PROBLEM STATEMENT: Return each line containing the string "file".

RECORDS SUPPLIED:

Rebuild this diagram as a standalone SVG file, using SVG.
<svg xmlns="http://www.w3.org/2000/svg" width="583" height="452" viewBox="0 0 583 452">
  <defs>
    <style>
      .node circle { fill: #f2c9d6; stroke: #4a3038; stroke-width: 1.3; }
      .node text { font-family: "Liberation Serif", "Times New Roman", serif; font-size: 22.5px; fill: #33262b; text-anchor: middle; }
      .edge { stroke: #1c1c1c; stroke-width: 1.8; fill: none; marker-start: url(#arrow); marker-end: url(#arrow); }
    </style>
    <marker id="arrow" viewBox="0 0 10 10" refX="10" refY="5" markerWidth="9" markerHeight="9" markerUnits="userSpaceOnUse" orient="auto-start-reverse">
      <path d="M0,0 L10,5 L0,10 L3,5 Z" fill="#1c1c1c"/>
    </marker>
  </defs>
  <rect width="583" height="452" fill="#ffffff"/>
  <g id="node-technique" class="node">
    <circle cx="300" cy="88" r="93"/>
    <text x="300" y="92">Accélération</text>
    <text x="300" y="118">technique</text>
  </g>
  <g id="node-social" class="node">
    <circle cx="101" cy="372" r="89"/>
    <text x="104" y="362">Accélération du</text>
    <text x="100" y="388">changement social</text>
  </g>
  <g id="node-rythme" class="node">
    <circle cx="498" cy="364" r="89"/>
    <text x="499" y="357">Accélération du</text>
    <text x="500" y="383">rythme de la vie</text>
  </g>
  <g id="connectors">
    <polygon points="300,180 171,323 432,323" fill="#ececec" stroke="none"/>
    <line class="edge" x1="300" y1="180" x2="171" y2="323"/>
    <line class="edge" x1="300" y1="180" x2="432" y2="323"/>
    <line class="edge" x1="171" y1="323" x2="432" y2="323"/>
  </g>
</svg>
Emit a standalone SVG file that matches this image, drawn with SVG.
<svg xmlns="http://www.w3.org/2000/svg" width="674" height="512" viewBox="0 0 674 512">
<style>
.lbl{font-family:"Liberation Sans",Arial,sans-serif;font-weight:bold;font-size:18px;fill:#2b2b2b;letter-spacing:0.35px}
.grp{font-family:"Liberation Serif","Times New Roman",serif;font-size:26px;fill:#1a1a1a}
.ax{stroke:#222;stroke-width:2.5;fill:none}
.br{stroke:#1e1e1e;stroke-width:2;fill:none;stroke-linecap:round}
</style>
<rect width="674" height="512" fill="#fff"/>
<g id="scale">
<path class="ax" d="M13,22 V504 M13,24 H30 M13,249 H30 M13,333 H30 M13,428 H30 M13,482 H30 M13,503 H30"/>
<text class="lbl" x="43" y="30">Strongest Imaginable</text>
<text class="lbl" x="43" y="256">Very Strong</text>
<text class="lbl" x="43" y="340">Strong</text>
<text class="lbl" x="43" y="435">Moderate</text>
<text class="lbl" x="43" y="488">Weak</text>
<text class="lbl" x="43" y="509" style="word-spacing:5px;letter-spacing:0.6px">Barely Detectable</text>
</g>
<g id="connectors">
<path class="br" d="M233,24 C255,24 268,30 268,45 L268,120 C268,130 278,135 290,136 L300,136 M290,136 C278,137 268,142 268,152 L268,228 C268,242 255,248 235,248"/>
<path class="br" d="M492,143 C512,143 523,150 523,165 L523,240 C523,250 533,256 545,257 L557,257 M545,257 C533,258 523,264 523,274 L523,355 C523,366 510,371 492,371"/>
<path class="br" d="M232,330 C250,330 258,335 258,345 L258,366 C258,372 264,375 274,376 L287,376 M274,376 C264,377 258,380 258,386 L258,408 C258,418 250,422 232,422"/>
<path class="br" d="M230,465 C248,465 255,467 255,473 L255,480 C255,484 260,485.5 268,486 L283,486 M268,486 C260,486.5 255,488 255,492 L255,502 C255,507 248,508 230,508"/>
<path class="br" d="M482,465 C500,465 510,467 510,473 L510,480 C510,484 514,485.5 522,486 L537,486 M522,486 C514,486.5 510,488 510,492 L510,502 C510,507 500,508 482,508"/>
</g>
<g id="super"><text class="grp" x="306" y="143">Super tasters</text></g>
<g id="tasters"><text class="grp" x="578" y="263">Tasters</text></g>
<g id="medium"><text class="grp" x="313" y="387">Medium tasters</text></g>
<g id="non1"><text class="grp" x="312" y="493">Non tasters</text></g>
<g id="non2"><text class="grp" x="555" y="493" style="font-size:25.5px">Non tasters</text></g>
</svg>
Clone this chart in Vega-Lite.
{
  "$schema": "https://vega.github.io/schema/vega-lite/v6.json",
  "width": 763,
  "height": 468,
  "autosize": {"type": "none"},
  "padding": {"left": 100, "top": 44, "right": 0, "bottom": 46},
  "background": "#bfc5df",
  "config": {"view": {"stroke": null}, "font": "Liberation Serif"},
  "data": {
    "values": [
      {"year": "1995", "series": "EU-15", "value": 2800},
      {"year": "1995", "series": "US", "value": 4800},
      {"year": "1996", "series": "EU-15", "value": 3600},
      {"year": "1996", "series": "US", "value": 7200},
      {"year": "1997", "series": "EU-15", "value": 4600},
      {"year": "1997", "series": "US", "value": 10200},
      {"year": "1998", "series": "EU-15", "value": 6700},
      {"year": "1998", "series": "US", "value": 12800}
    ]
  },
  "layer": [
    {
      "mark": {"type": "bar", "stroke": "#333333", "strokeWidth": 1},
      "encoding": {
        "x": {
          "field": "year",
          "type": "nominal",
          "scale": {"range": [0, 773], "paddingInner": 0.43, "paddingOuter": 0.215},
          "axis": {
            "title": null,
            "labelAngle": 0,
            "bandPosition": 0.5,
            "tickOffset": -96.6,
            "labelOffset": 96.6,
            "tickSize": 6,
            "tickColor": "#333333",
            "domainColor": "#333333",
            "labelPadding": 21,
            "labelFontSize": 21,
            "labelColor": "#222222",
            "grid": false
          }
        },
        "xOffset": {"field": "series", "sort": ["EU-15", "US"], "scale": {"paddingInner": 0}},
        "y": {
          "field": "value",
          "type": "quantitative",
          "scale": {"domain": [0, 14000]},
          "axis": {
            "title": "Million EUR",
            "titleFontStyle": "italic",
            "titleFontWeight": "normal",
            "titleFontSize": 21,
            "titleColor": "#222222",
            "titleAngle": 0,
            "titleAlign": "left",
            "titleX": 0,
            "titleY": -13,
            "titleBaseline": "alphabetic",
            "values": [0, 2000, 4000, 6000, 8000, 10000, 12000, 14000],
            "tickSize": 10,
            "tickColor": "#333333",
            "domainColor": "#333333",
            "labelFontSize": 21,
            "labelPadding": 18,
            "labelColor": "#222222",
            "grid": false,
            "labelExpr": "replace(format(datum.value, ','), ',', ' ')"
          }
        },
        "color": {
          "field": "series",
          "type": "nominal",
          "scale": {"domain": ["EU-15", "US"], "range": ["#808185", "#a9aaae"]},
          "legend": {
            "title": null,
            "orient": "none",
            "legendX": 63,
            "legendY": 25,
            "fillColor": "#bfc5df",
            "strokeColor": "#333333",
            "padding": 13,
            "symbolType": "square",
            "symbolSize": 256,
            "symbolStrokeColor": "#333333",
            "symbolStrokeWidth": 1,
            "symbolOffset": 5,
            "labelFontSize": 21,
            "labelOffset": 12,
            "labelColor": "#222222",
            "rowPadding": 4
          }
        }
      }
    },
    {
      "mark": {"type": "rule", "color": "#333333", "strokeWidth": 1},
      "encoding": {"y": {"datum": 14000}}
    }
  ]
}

* * *

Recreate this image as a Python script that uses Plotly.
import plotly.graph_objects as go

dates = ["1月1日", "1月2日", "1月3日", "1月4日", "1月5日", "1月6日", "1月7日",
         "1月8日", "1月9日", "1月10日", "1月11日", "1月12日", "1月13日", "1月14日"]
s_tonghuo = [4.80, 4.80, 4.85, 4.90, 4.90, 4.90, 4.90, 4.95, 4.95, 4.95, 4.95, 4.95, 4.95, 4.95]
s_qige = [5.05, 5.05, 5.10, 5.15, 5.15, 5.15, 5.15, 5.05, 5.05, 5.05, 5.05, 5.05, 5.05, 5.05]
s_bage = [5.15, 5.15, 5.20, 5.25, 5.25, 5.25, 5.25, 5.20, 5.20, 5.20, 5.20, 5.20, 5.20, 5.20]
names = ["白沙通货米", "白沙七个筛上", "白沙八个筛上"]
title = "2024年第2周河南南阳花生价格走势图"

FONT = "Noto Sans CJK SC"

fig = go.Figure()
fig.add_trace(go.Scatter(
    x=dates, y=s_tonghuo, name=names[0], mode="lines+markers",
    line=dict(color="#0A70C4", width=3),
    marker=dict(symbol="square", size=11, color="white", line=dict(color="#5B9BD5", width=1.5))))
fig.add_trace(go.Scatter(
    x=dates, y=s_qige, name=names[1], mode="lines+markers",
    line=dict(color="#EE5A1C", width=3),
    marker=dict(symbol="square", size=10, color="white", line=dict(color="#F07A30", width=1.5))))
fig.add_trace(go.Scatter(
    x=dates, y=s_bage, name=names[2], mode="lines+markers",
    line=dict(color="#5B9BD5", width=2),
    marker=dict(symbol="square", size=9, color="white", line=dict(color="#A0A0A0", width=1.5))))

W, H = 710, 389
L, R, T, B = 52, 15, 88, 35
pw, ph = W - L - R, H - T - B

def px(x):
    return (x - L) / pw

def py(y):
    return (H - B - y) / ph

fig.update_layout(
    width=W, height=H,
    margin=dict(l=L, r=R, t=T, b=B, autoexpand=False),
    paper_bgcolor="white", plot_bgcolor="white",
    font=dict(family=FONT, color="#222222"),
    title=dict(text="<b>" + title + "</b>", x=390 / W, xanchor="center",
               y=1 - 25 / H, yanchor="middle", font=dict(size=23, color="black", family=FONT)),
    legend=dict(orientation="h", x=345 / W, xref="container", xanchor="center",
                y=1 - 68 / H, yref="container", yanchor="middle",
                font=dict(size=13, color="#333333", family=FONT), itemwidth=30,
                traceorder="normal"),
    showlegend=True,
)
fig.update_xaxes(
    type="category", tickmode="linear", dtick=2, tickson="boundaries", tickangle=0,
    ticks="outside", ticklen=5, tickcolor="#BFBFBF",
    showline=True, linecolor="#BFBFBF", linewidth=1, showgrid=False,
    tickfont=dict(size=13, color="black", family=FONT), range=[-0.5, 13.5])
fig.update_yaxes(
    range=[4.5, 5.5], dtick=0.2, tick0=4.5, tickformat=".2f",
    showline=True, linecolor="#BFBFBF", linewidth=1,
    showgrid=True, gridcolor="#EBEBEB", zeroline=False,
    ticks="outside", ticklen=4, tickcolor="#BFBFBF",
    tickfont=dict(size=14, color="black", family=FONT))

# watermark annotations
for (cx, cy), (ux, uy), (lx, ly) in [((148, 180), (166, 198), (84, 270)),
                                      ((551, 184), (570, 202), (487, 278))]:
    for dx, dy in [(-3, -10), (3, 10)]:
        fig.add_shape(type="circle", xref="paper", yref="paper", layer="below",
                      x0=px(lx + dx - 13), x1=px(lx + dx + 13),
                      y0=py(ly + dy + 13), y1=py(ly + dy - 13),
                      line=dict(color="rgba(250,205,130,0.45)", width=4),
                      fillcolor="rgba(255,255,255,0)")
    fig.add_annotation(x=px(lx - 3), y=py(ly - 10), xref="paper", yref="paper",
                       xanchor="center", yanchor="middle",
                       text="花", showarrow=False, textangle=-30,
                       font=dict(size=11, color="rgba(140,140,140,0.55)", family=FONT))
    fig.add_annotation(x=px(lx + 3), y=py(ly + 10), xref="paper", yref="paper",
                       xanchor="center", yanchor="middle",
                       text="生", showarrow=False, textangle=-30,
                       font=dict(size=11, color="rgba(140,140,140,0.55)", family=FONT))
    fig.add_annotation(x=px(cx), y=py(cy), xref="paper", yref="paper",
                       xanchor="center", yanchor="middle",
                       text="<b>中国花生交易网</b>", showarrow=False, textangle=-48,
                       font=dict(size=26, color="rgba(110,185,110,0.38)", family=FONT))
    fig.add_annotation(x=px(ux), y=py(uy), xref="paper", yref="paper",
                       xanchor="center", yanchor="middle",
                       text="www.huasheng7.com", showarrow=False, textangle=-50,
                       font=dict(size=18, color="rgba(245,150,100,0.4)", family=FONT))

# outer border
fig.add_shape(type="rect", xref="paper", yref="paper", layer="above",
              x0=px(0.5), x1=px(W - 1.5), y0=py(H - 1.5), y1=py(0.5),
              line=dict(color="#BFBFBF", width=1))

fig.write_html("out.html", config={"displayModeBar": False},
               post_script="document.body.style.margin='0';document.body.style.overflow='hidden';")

---

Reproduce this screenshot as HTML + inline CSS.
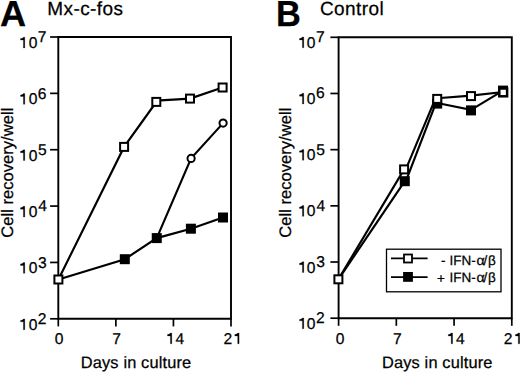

RESPONSE BELOW:
Rebuild this diagram as a standalone SVG file, using SVG.
Emit a standalone SVG file that matches this image, drawn with SVG.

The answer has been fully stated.